Return each line of the listing below, unchanged, and omit the images.

——

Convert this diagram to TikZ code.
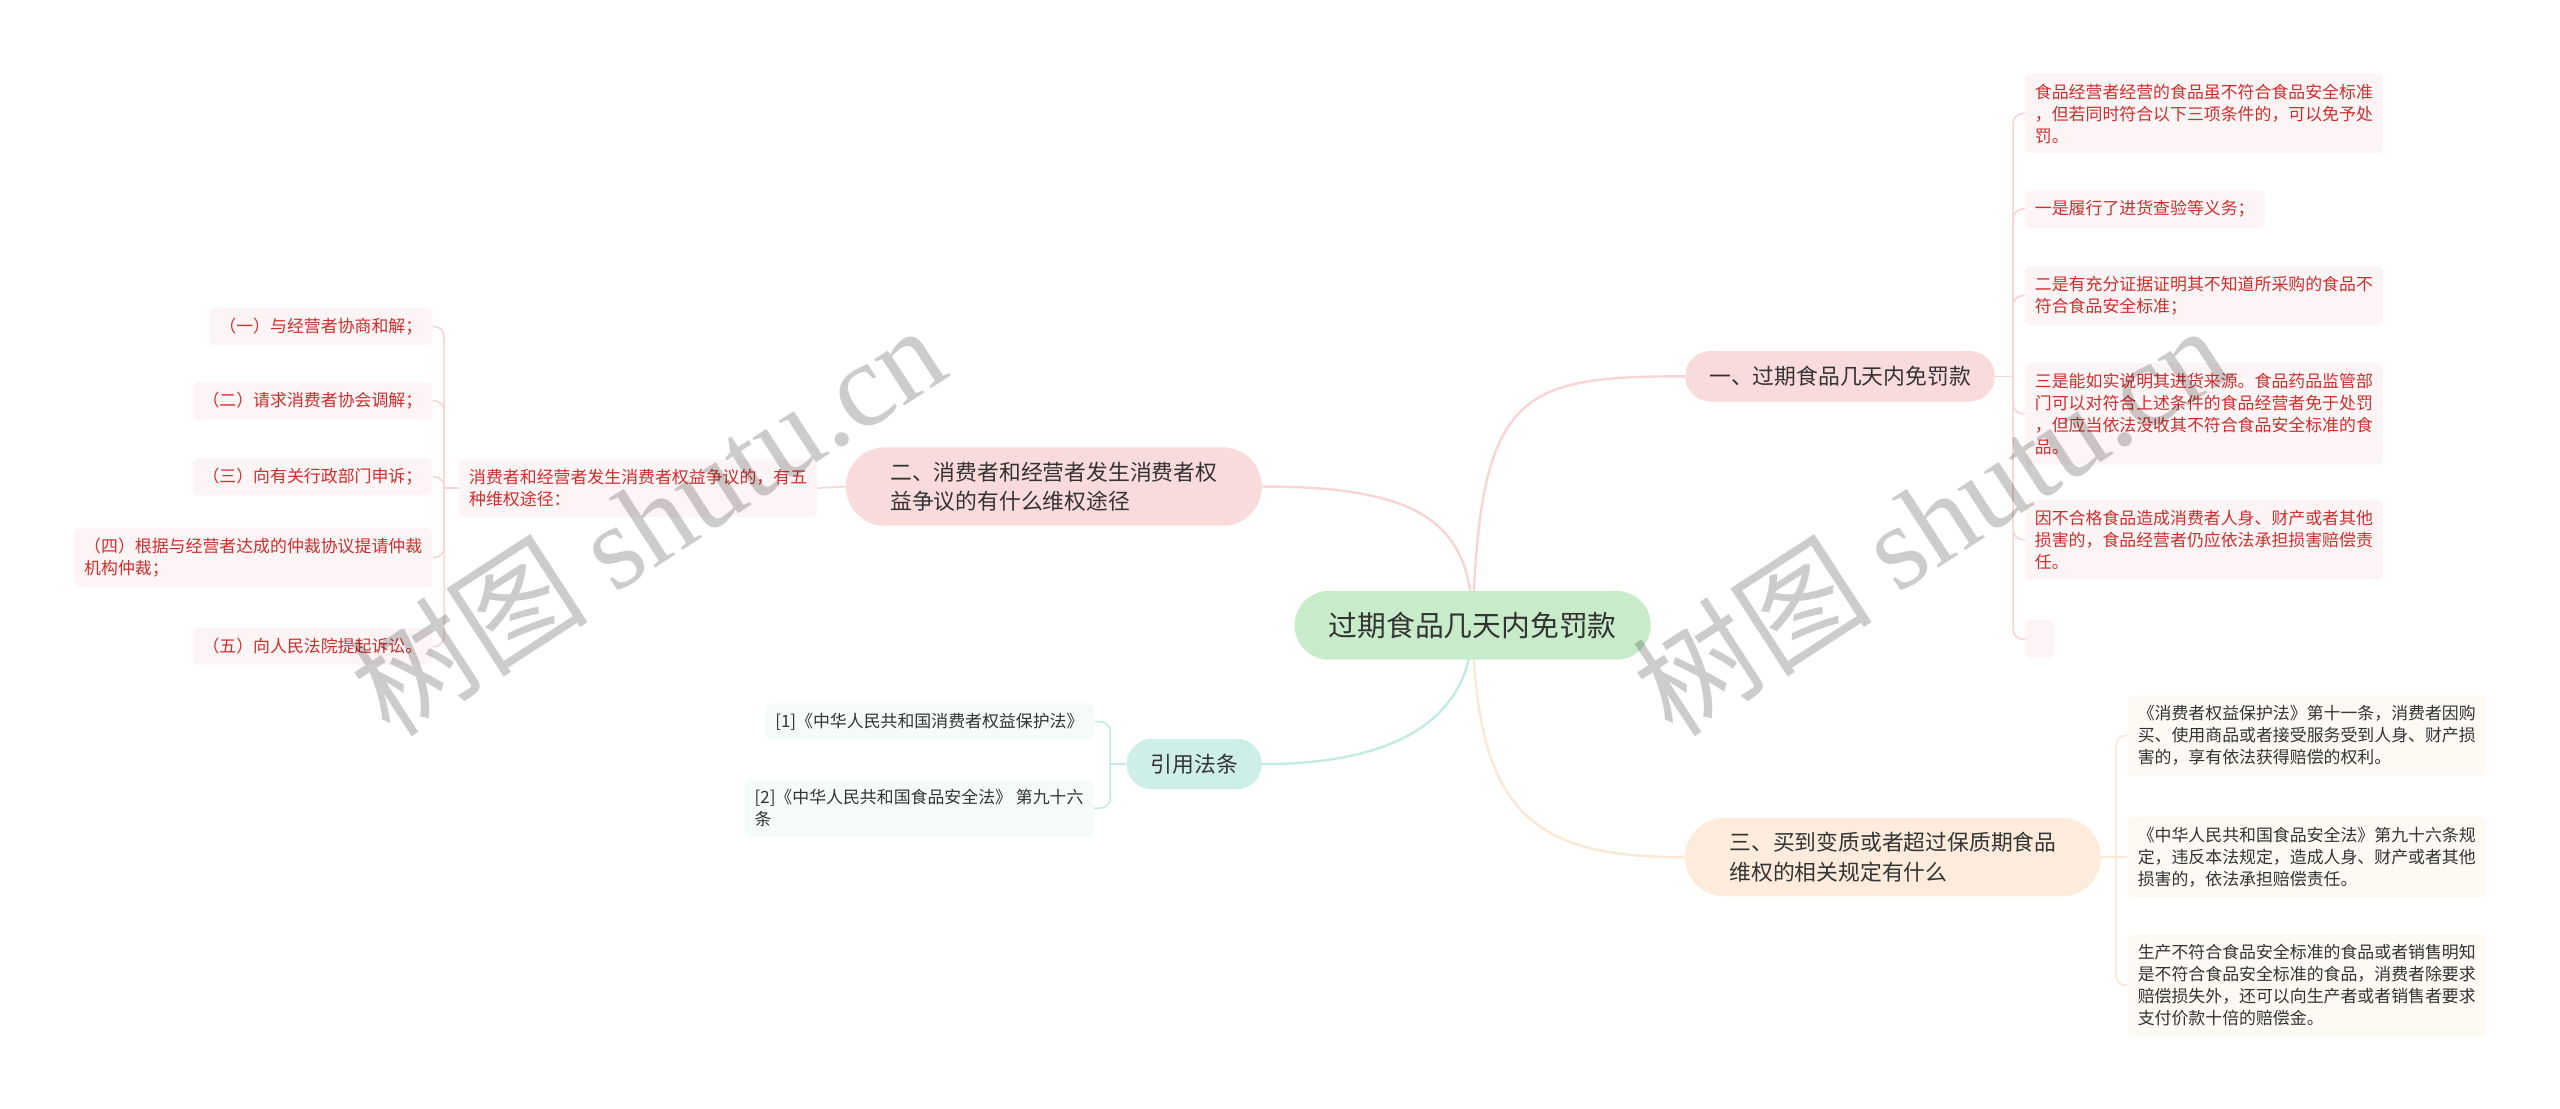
\documentclass[tikz,border=0pt]{standalone}
\usepackage{fontspec}
\setmainfont{Noto Sans CJK SC}
\newfontfamily\wmfont{Liberation Serif}
\usepackage{tikz}
\usetikzlibrary{positioning,calc}
\definecolor{rootfill}{RGB}{200,236,202}
\definecolor{pinkfill}{RGB}{250,219,219}
\definecolor{tealfill}{RGB}{206,238,232}
\definecolor{peachfill}{RGB}{253,236,219}
\definecolor{txtgray}{RGB}{51,51,51}
\definecolor{leafred}{RGB}{206,46,46}
\definecolor{redfill}{RGB}{253,245,245}
\definecolor{tealleaf}{RGB}{245,251,250}
\definecolor{creamleaf}{RGB}{253,250,243}
\definecolor{pinkline}{RGB}{248,212,212}
\definecolor{tealline}{RGB}{194,235,228}
\definecolor{peachline}{RGB}{252,232,210}
\pgfdeclarelayer{bg}
\pgfsetlayers{bg,main}

\begin{document}
\begin{tikzpicture}[x=0.8163pt,y=-0.8163pt]
\tikzstyle{root}=[rectangle, rounded corners=17pt, fill = rootfill, text = txtgray, minimum height = 34.3pt, inner xsep = 17pt, font=\fontsize{14.4}{17}\selectfont]
\tikzstyle{branch}=[rectangle, rounded corners=12.6pt, text = txtgray, minimum height = 25.3pt, inner xsep = 12pt, font=\fontsize{10.9}{14.7}\selectfont]
\tikzstyle{bigbranch}=[branch, rounded corners=19.6pt, minimum height = 39.2pt, minimum width = 208pt, align=left]
\tikzstyle{leaf}=[rectangle, rounded corners=3pt, inner xsep = 5pt, inner ysep = 5pt, align=left, font=\fontsize{8.45}{11}\selectfont]
\tikzstyle{redleaf}=[leaf, fill = redfill, text = leafred]
\tikzstyle{citeleaf}=[leaf, fill = tealleaf, text = txtgray]
\tikzstyle{lawleaf}=[leaf, fill = creamleaf, text = txtgray]
\tikzstyle{mainline}=[line width = 1.2pt]
\tikzstyle{subline}=[line width = 0.8pt]
\tikzstyle{wm}=[text = black, opacity = 0.2, rotate = 33, font=\fontsize{60}{64}\selectfont]
  \useasboundingbox (0,0) rectangle (1568,679);
  \node[root] (root) at (902,383) {过期食品几天内免罚款};
  \node[branch, fill = pinkfill] (B1) at (1127,230.5) {一、过期食品几天内免罚款};
  \node[bigbranch, fill = pinkfill] (B2) at (645.5,298) {二、消费者和经营者发生消费者权\\益争议的有什么维权途径};
  \node[branch, fill = tealfill] (B3) at (731.5,468) {引用法条};
  \node[bigbranch, fill = peachfill] (B4) at (1159.5,525) {三、买到变质或者超过保质期食品\\维权的相关规定有什么};
  \node[redleaf, anchor=west] (L1) at (1240,69.5) {食品经营者经营的食品虽不符合食品安全标准\\，但若同时符合以下三项条件的，可以免予处\\罚。};
  \node[redleaf, anchor=west] (L2) at (1240,128) {一是履行了进货查验等义务；};
  \node[redleaf, anchor=west] (L3) at (1240,181) {二是有充分证据证明其不知道所采购的食品不\\符合食品安全标准；};
  \node[redleaf, anchor=west] (L4) at (1240,253.5) {三是能如实说明其进货来源。食品药品监管部\\门可以对符合上述条件的食品经营者免于处罚\\，但应当依法没收其不符合食品安全标准的食\\品。};
  \node[redleaf, anchor=west] (L5) at (1240,330.5) {因不合格食品造成消费者人身、财产或者其他\\损害的，食品经营者仍应依法承担损害赔偿责\\任。};
  \node[redleaf, anchor=west, minimum width = 14.7pt, minimum height = 18.8pt] (L6) at (1240,391.5) {};
  \node[redleaf, anchor=west] (M) at (281,299) {消费者和经营者发生消费者权益争议的，有五\\种维权途径：};
  \node[redleaf, anchor=east] (E1) at (265,200) {（一）与经营者协商和解；};
  \node[redleaf, anchor=east] (E2) at (265,245.5) {（二）请求消费者协会调解；};
  \node[redleaf, anchor=east] (E3) at (265,292) {（三）向有关行政部门申诉；};
  \node[redleaf, anchor=east] (E4) at (265,341.5) {（四）根据与经营者达成的仲裁协议提请仲裁\\机构仲裁；};
  \node[redleaf, anchor=east] (E5) at (265,396) {（五）向人民法院提起诉讼。};
  \node[citeleaf, anchor=east] (C1) at (670,442) {[1]《中华人民共和国消费者权益保护法》};
  \node[citeleaf, anchor=east] (C2) at (670,495) {[2]《中华人民共和国食品安全法》 第九十六\\条};
  \node[lawleaf, anchor=west] (R1) at (1303,450.5) {《消费者权益保护法》第十一条，消费者因购\\买、使用商品或者接受服务受到人身、财产损\\害的，享有依法获得赔偿的权利。};
  \node[lawleaf, anchor=west] (R2) at (1303,525) {《中华人民共和国食品安全法》第九十六条规\\定，违反本法规定，造成人身、财产或者其他\\损害的，依法承担赔偿责任。};
  \node[lawleaf, anchor=west] (R3) at (1303,603.5) {生产不符合食品安全标准的食品或者销售明知\\是不符合食品安全标准的食品，消费者除要求\\赔偿损失外，还可以向生产者或者销售者要求\\支付价款十倍的赔偿金。};
  \coordinate (t1) at (1233,230.5);
  \coordinate (t2) at (272,299);
  \coordinate (t3) at (680,468);
  \coordinate (t4) at (1296,525);
  \begin{pgfonlayer}{bg}
  \fill[white] (0,0) rectangle (1568,679);
  \draw[mainline, pinkline] (root.center) .. controls (906,240) and (930,230.5) .. (B1.west);
  \draw[mainline, pinkline] (root.center) .. controls (902,320) and (870,298) .. (B2.east);
  \draw[mainline, tealline] (root.center) .. controls (902,430) and (870,468) .. (B3.east);
  \draw[mainline, peachline] (root.center) .. controls (904,500) and (940,525) .. (B4.west);
  \path (B1.east) edge [subline, pinkline] (t1)
        (M.west) edge [subline, pinkline] (t2)
        (M.east) edge [subline, pinkline] (B2.west)
        (B3.west) edge [subline, tealline] (t3)
        (B4.east) edge [subline, peachline] (t4);
  \draw[subline, pinkline, rounded corners=5pt] (t1) |- (L1.west);
  \draw[subline, pinkline, rounded corners=5pt] (t1) |- (L2.west);
  \draw[subline, pinkline, rounded corners=5pt] (t1) |- (L3.west);
  \draw[subline, pinkline, rounded corners=5pt] (t1) |- (L4.west);
  \draw[subline, pinkline, rounded corners=5pt] (t1) |- (L5.west);
  \draw[subline, pinkline, rounded corners=5pt] (t1) |- (L6.west);
  \draw[subline, pinkline, rounded corners=5pt] (t2) |- (E1.east);
  \draw[subline, pinkline, rounded corners=5pt] (t2) |- (E2.east);
  \draw[subline, pinkline, rounded corners=5pt] (t2) |- (E3.east);
  \draw[subline, pinkline, rounded corners=5pt] (t2) |- (E4.east);
  \draw[subline, pinkline, rounded corners=5pt] (t2) |- (E5.east);
  \draw[subline, tealline, rounded corners=5pt] (t3) |- (C1.east);
  \draw[subline, tealline, rounded corners=5pt] (t3) |- (C2.east);
  \draw[subline, peachline, rounded corners=5pt] (t4) |- (R1.west);
  \draw[subline, peachline] (t4) -- (R2.west);
  \draw[subline, peachline, rounded corners=5pt] (t4) |- (R3.west);
  \end{pgfonlayer}
  \node[wm] (wm1) at (396,318) {树图 {\wmfont shutu.cn}};
  \node[wm] (wm2) at (1182,318) {树图 {\wmfont shutu.cn}};
\end{tikzpicture}
\end{document}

——

• SOLUTION TO THE EXERCISE:
Convert this diagram to TikZ code.
\documentclass[tikz,border=0pt]{standalone}
\usepackage{fontspec}
\setmainfont{Noto Sans CJK SC}
\newfontfamily\wmfont{Liberation Serif}
\usepackage{tikz}
\usetikzlibrary{positioning,calc}
\definecolor{rootfill}{RGB}{200,236,202}
\definecolor{pinkfill}{RGB}{250,219,219}
\definecolor{tealfill}{RGB}{206,238,232}
\definecolor{peachfill}{RGB}{253,236,219}
\definecolor{txtgray}{RGB}{51,51,51}
\definecolor{leafred}{RGB}{206,46,46}
\definecolor{redfill}{RGB}{253,245,245}
\definecolor{tealleaf}{RGB}{245,251,250}
\definecolor{creamleaf}{RGB}{253,250,243}
\definecolor{pinkline}{RGB}{248,212,212}
\definecolor{tealline}{RGB}{194,235,228}
\definecolor{peachline}{RGB}{252,232,210}
\pgfdeclarelayer{bg}
\pgfsetlayers{bg,main}

\begin{document}
\begin{tikzpicture}[x=0.8163pt,y=-0.8163pt]
\tikzstyle{root}=[rectangle, rounded corners=17pt, fill = rootfill, text = txtgray, minimum height = 34.3pt, inner xsep = 17pt, font=\fontsize{14.4}{17}\selectfont]
\tikzstyle{branch}=[rectangle, rounded corners=12.6pt, text = txtgray, minimum height = 25.3pt, inner xsep = 12pt, font=\fontsize{10.9}{14.7}\selectfont]
\tikzstyle{bigbranch}=[branch, rounded corners=19.6pt, minimum height = 39.2pt, minimum width = 208pt, align=left]
\tikzstyle{leaf}=[rectangle, rounded corners=3pt, inner xsep = 5pt, inner ysep = 5pt, align=left, font=\fontsize{8.45}{11}\selectfont]
\tikzstyle{redleaf}=[leaf, fill = redfill, text = leafred]
\tikzstyle{citeleaf}=[leaf, fill = tealleaf, text = txtgray]
\tikzstyle{lawleaf}=[leaf, fill = creamleaf, text = txtgray]
\tikzstyle{mainline}=[line width = 1.2pt]
\tikzstyle{subline}=[line width = 0.8pt]
\tikzstyle{wm}=[text = black, opacity = 0.2, rotate = 33, font=\fontsize{60}{64}\selectfont]
  \useasboundingbox (0,0) rectangle (1568,679);
  \node[root] (root) at (902,383) {过期食品几天内免罚款};
  \node[branch, fill = pinkfill] (B1) at (1127,230.5) {一、过期食品几天内免罚款};
  \node[bigbranch, fill = pinkfill] (B2) at (645.5,298) {二、消费者和经营者发生消费者权\\益争议的有什么维权途径};
  \node[branch, fill = tealfill] (B3) at (731.5,468) {引用法条};
  \node[bigbranch, fill = peachfill] (B4) at (1159.5,525) {三、买到变质或者超过保质期食品\\维权的相关规定有什么};
  \node[redleaf, anchor=west] (L1) at (1240,69.5) {食品经营者经营的食品虽不符合食品安全标准\\，但若同时符合以下三项条件的，可以免予处\\罚。};
  \node[redleaf, anchor=west] (L2) at (1240,128) {一是履行了进货查验等义务；};
  \node[redleaf, anchor=west] (L3) at (1240,181) {二是有充分证据证明其不知道所采购的食品不\\符合食品安全标准；};
  \node[redleaf, anchor=west] (L4) at (1240,253.5) {三是能如实说明其进货来源。食品药品监管部\\门可以对符合上述条件的食品经营者免于处罚\\，但应当依法没收其不符合食品安全标准的食\\品。};
  \node[redleaf, anchor=west] (L5) at (1240,330.5) {因不合格食品造成消费者人身、财产或者其他\\损害的，食品经营者仍应依法承担损害赔偿责\\任。};
  \node[redleaf, anchor=west, minimum width = 14.7pt, minimum height = 18.8pt] (L6) at (1240,391.5) {};
  \node[redleaf, anchor=west] (M) at (281,299) {消费者和经营者发生消费者权益争议的，有五\\种维权途径：};
  \node[redleaf, anchor=east] (E1) at (265,200) {（一）与经营者协商和解；};
  \node[redleaf, anchor=east] (E2) at (265,245.5) {（二）请求消费者协会调解；};
  \node[redleaf, anchor=east] (E3) at (265,292) {（三）向有关行政部门申诉；};
  \node[redleaf, anchor=east] (E4) at (265,341.5) {（四）根据与经营者达成的仲裁协议提请仲裁\\机构仲裁；};
  \node[redleaf, anchor=east] (E5) at (265,396) {（五）向人民法院提起诉讼。};
  \node[citeleaf, anchor=east] (C1) at (670,442) {[1]《中华人民共和国消费者权益保护法》};
  \node[citeleaf, anchor=east] (C2) at (670,495) {[2]《中华人民共和国食品安全法》 第九十六\\条};
  \node[lawleaf, anchor=west] (R1) at (1303,450.5) {《消费者权益保护法》第十一条，消费者因购\\买、使用商品或者接受服务受到人身、财产损\\害的，享有依法获得赔偿的权利。};
  \node[lawleaf, anchor=west] (R2) at (1303,525) {《中华人民共和国食品安全法》第九十六条规\\定，违反本法规定，造成人身、财产或者其他\\损害的，依法承担赔偿责任。};
  \node[lawleaf, anchor=west] (R3) at (1303,603.5) {生产不符合食品安全标准的食品或者销售明知\\是不符合食品安全标准的食品，消费者除要求\\赔偿损失外，还可以向生产者或者销售者要求\\支付价款十倍的赔偿金。};
  \coordinate (t1) at (1233,230.5);
  \coordinate (t2) at (272,299);
  \coordinate (t3) at (680,468);
  \coordinate (t4) at (1296,525);
  \begin{pgfonlayer}{bg}
  \fill[white] (0,0) rectangle (1568,679);
  \draw[mainline, pinkline] (root.center) .. controls (906,240) and (930,230.5) .. (B1.west);
  \draw[mainline, pinkline] (root.center) .. controls (902,320) and (870,298) .. (B2.east);
  \draw[mainline, tealline] (root.center) .. controls (902,430) and (870,468) .. (B3.east);
  \draw[mainline, peachline] (root.center) .. controls (904,500) and (940,525) .. (B4.west);
  \path (B1.east) edge [subline, pinkline] (t1)
        (M.west) edge [subline, pinkline] (t2)
        (M.east) edge [subline, pinkline] (B2.west)
        (B3.west) edge [subline, tealline] (t3)
        (B4.east) edge [subline, peachline] (t4);
  \draw[subline, pinkline, rounded corners=5pt] (t1) |- (L1.west);
  \draw[subline, pinkline, rounded corners=5pt] (t1) |- (L2.west);
  \draw[subline, pinkline, rounded corners=5pt] (t1) |- (L3.west);
  \draw[subline, pinkline, rounded corners=5pt] (t1) |- (L4.west);
  \draw[subline, pinkline, rounded corners=5pt] (t1) |- (L5.west);
  \draw[subline, pinkline, rounded corners=5pt] (t1) |- (L6.west);
  \draw[subline, pinkline, rounded corners=5pt] (t2) |- (E1.east);
  \draw[subline, pinkline, rounded corners=5pt] (t2) |- (E2.east);
  \draw[subline, pinkline, rounded corners=5pt] (t2) |- (E3.east);
  \draw[subline, pinkline, rounded corners=5pt] (t2) |- (E4.east);
  \draw[subline, pinkline, rounded corners=5pt] (t2) |- (E5.east);
  \draw[subline, tealline, rounded corners=5pt] (t3) |- (C1.east);
  \draw[subline, tealline, rounded corners=5pt] (t3) |- (C2.east);
  \draw[subline, peachline, rounded corners=5pt] (t4) |- (R1.west);
  \draw[subline, peachline] (t4) -- (R2.west);
  \draw[subline, peachline, rounded corners=5pt] (t4) |- (R3.west);
  \end{pgfonlayer}
  \node[wm] (wm1) at (396,318) {树图 {\wmfont shutu.cn}};
  \node[wm] (wm2) at (1182,318) {树图 {\wmfont shutu.cn}};
\end{tikzpicture}
\end{document}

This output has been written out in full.